Provided material:
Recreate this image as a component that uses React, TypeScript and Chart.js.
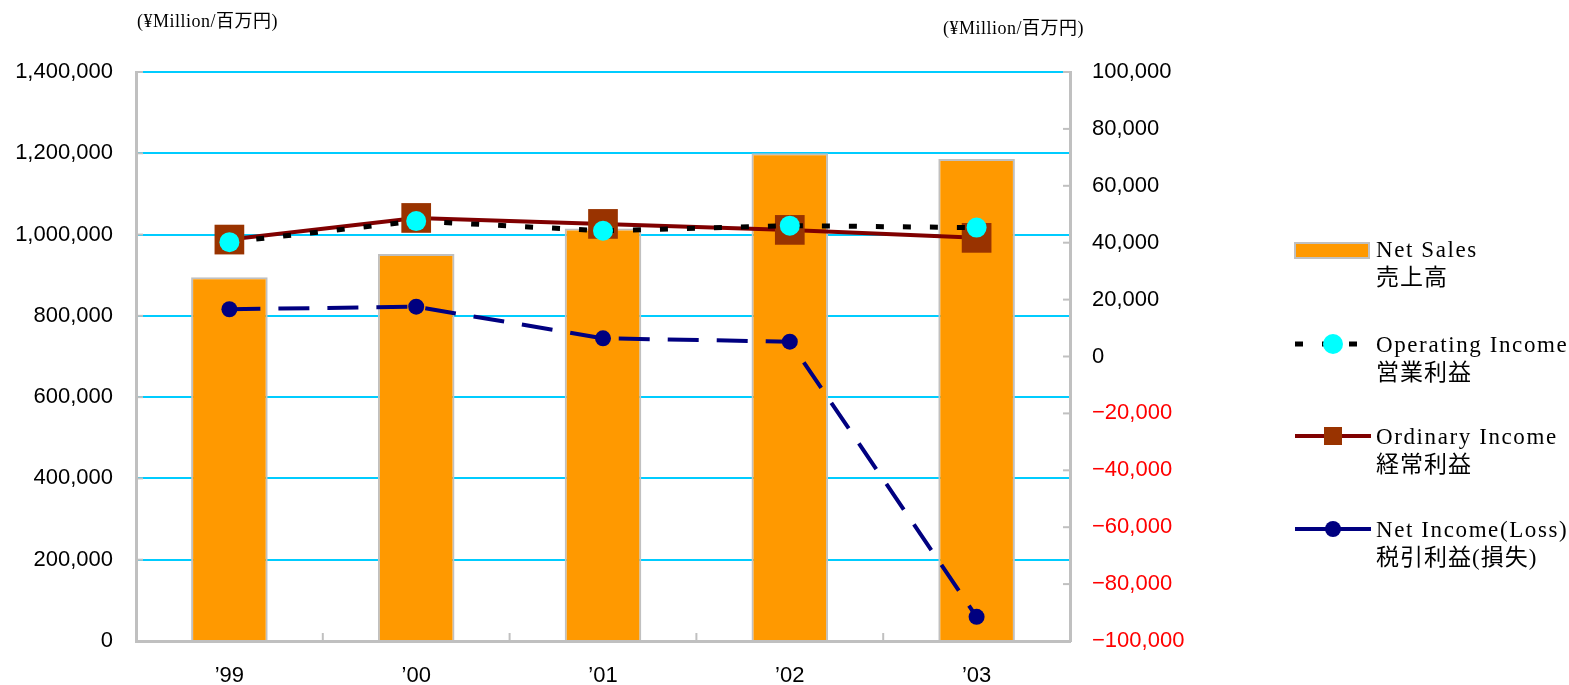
import { useEffect, useRef } from "react";
import { Chart, registerables } from "chart.js";

Chart.register(...registerables);

const W = 1569;
const H = 685;

const categories = ["’99", "’00", "’01", "’02", "’03"];
const netSales = [895000, 952000, 1015000, 1200000, 1186000];
const operatingIncome = [40200, 47600, 44200, 46000, 45300];
const ordinaryIncome = [41100, 48700, 46600, 44500, 41700];
const netIncome = [16600, 17500, 6400, 5200, -91500];

const leftAxis = { min: 0, max: 1400000, step: 200000 };
const rightAxis = { min: -100000, max: 100000, step: 20000 };

const unitLabel = "(¥Million/百万円)";
const legendNetSales = ["Net Sales", "売上高"];
const legendOperating = ["Operating Income", "営業利益"];
const legendOrdinary = ["Ordinary Income", "経常利益"];
const legendNetIncome = ["Net Income(Loss)", "税引利益(損失)"];

const ORANGE = "#FF9900";
const GRAY = "#C0C0C0";
const CYAN_GRID = "#00CCFF";
const CYAN_PT = "#00FFFF";
const DARK_RED = "#800000";
const BROWN = "#993300";
const NAVY = "#000080";

const SANS = '"Liberation Sans", Arial, sans-serif';
const SERIF = '"Liberation Serif", "Noto Sans CJK JP", serif';

const fmt = (v: number) => Math.abs(v).toLocaleString("en-US");

const innerTicks = {
  id: "innerTicks",
  afterDraw(chart: any) {
    const { ctx, chartArea, scales } = chart;
    ctx.save();
    ctx.strokeStyle = GRAY;
    ctx.lineWidth = 2;
    const y = scales.y;
    y.ticks.forEach((t: any) => {
      const py = y.getPixelForValue(t.value);
      ctx.beginPath();
      ctx.moveTo(chartArea.left, py);
      ctx.lineTo(chartArea.left + 7, py);
      ctx.stroke();
    });
    const y1 = scales.y1;
    y1.ticks.forEach((t: any) => {
      const py = y1.getPixelForValue(t.value);
      ctx.beginPath();
      ctx.moveTo(chartArea.right - 7, py);
      ctx.lineTo(chartArea.right, py);
      ctx.stroke();
    });
    const x = scales.x;
    for (let i = 1; i < categories.length; i++) {
      const px = (x.getPixelForValue(i - 1) + x.getPixelForValue(i)) / 2;
      ctx.beginPath();
      ctx.moveTo(px, chartArea.bottom);
      ctx.lineTo(px, chartArea.bottom - 8);
      ctx.stroke();
    }
    ctx.restore();
  },
};

const decorations = {
  id: "decorations",
  afterDraw(chart: any) {
    const { ctx } = chart;
    ctx.save();
    // unit labels
    ctx.fillStyle = "#000";
    ctx.font = `18px ${SERIF}`;
    ctx.textBaseline = "alphabetic";
    ctx.textAlign = "left";
    (ctx as any).letterSpacing = "0.5px";
    ctx.fillText(unitLabel, 137, 27);
    ctx.fillText(unitLabel, 943, 34);

    // legend
    const sx = 1295;
    const ex = 1371;
    const cx = 1333;
    const tx = 1376;
    const drawText = (lines: string[], base: number) => {
      ctx.fillStyle = "#000";
      ctx.font = `23px ${SERIF}`;
      (ctx as any).letterSpacing = "1.6px";
      ctx.fillText(lines[0], tx, base);
      ctx.font = `23px ${SERIF}`;
      (ctx as any).letterSpacing = "1px";
      ctx.fillText(lines[1], tx, base + 28);
    };

    // Net Sales
    ctx.fillStyle = ORANGE;
    ctx.fillRect(sx, 243, ex - sx - 2, 15);
    ctx.strokeStyle = GRAY;
    ctx.lineWidth = 2;
    ctx.strokeRect(sx, 243, ex - sx - 2, 15);
    drawText(legendNetSales, 257);

    // Operating
    ctx.strokeStyle = "#000";
    ctx.lineWidth = 5;
    ctx.setLineDash([8, 19]);
    ctx.beginPath();
    ctx.moveTo(sx, 344);
    ctx.lineTo(ex, 344);
    ctx.stroke();
    ctx.setLineDash([]);
    ctx.fillStyle = CYAN_PT;
    ctx.beginPath();
    ctx.arc(cx, 344, 10, 0, Math.PI * 2);
    ctx.fill();
    drawText(legendOperating, 352);

    // Ordinary
    ctx.strokeStyle = DARK_RED;
    ctx.lineWidth = 4;
    ctx.beginPath();
    ctx.moveTo(sx, 436);
    ctx.lineTo(ex, 436);
    ctx.stroke();
    ctx.fillStyle = BROWN;
    ctx.fillRect(cx - 9, 427, 18, 18);
    drawText(legendOrdinary, 444);

    // Net income
    ctx.strokeStyle = NAVY;
    ctx.lineWidth = 4;
    ctx.beginPath();
    ctx.moveTo(sx, 529);
    ctx.lineTo(ex, 529);
    ctx.stroke();
    ctx.fillStyle = NAVY;
    ctx.beginPath();
    ctx.arc(cx, 529, 8, 0, Math.PI * 2);
    ctx.fill();
    drawText(legendNetIncome, 537);

    ctx.restore();
  },
};

export default function App() {
  const ref = useRef<HTMLCanvasElement | null>(null);

  useEffect(() => {
    if (!ref.current) return;
    const chart = new Chart(ref.current, {
      type: "bar",
      data: {
        labels: categories,
        datasets: [
          {
            type: "line",
            label: "Operating Income",
            data: operatingIncome,
            yAxisID: "y1",
            borderColor: "#000",
            borderWidth: 5,
            borderDash: [8, 19],
            pointStyle: "circle",
            pointRadius: 10,
            pointBorderWidth: 0,
            pointBackgroundColor: CYAN_PT,
            tension: 0,
            order: 1,
          },
          {
            type: "line",
            label: "Ordinary Income",
            data: ordinaryIncome,
            yAxisID: "y1",
            borderColor: DARK_RED,
            borderWidth: 4,
            pointStyle: "rect",
            pointRadius: 21,
            pointBorderWidth: 0,
            pointBackgroundColor: BROWN,
            tension: 0,
            order: 2,
          },
          {
            type: "line",
            label: "Net Income(Loss)",
            data: netIncome,
            yAxisID: "y1",
            borderColor: NAVY,
            borderWidth: 4,
            borderDash: [31, 18],
            pointStyle: "circle",
            pointRadius: 8,
            pointBorderWidth: 0,
            pointBackgroundColor: NAVY,
            tension: 0,
            order: 3,
          },
          {
            type: "bar",
            label: "Net Sales",
            data: netSales,
            yAxisID: "y",
            backgroundColor: ORANGE,
            borderColor: GRAY,
            borderWidth: 2,
            barPercentage: 0.41,
            categoryPercentage: 1,
            order: 4,
          },
        ],
      },
      options: {
        responsive: false,
        animation: false,
        devicePixelRatio: 1,
        layout: { padding: { top: 72, left: 0, right: 0, bottom: 0 } },
        plugins: {
          legend: { display: false },
          tooltip: { enabled: false },
        },
        scales: {
          x: {
            type: "category",
            offset: true,
            grid: { display: false, drawTicks: false },
            border: { display: true, color: GRAY, width: 3 },
            ticks: {
              color: "#000",
              font: { family: SANS, size: 22 },
              padding: 22,
              maxRotation: 0,
            },
            afterFit: (s: any) => {
              s.height = 44;
            },
          },
          y: {
            position: "left",
            min: leftAxis.min,
            max: leftAxis.max,
            grid: {
              color: (c: any) => (c.tick && c.tick.value === 0 ? GRAY : CYAN_GRID),
              lineWidth: 2,
              drawTicks: false,
            },
            border: { display: true, color: GRAY, width: 3 },
            ticks: {
              stepSize: leftAxis.step,
              color: "#000",
              font: { family: SANS, size: 22 },
              padding: 23,
              callback: (v: any) => fmt(Number(v)),
            },
            afterFit: (s: any) => {
              s.width = 136;
            },
          },
          y1: {
            position: "right",
            min: rightAxis.min,
            max: rightAxis.max,
            grid: { display: false, drawTicks: false },
            border: { display: true, color: GRAY, width: 3 },
            ticks: {
              stepSize: rightAxis.step,
              color: (c: any) => (c.tick && c.tick.value < 0 ? "#FF0000" : "#000"),
              font: { family: SANS, size: 22 },
              padding: 22,
              callback: (v: any) => (Number(v) < 0 ? "−" : "") + fmt(Number(v)),
            },
            afterFit: (s: any) => {
              s.width = W - 1070;
            },
          },
        },
      },
      plugins: [innerTicks, decorations],
    });
    return () => chart.destroy();
  }, []);

  return (
    <div style={{ position: "absolute", left: 0, top: 0, width: W, height: H, background: "#fff" }}>
      <canvas ref={ref} width={W} height={H} style={{ display: "block", width: W, height: H }} />
    </div>
  );
}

Problem: Leave out the pictures, then repeat the listing above exactly from its first line to the line with "const H = 685;", inclusive.

The answer:
Recreate this image as a component that uses React, TypeScript and Chart.js.
import { useEffect, useRef } from "react";
import { Chart, registerables } from "chart.js";

Chart.register(...registerables);

const W = 1569;
const H = 685;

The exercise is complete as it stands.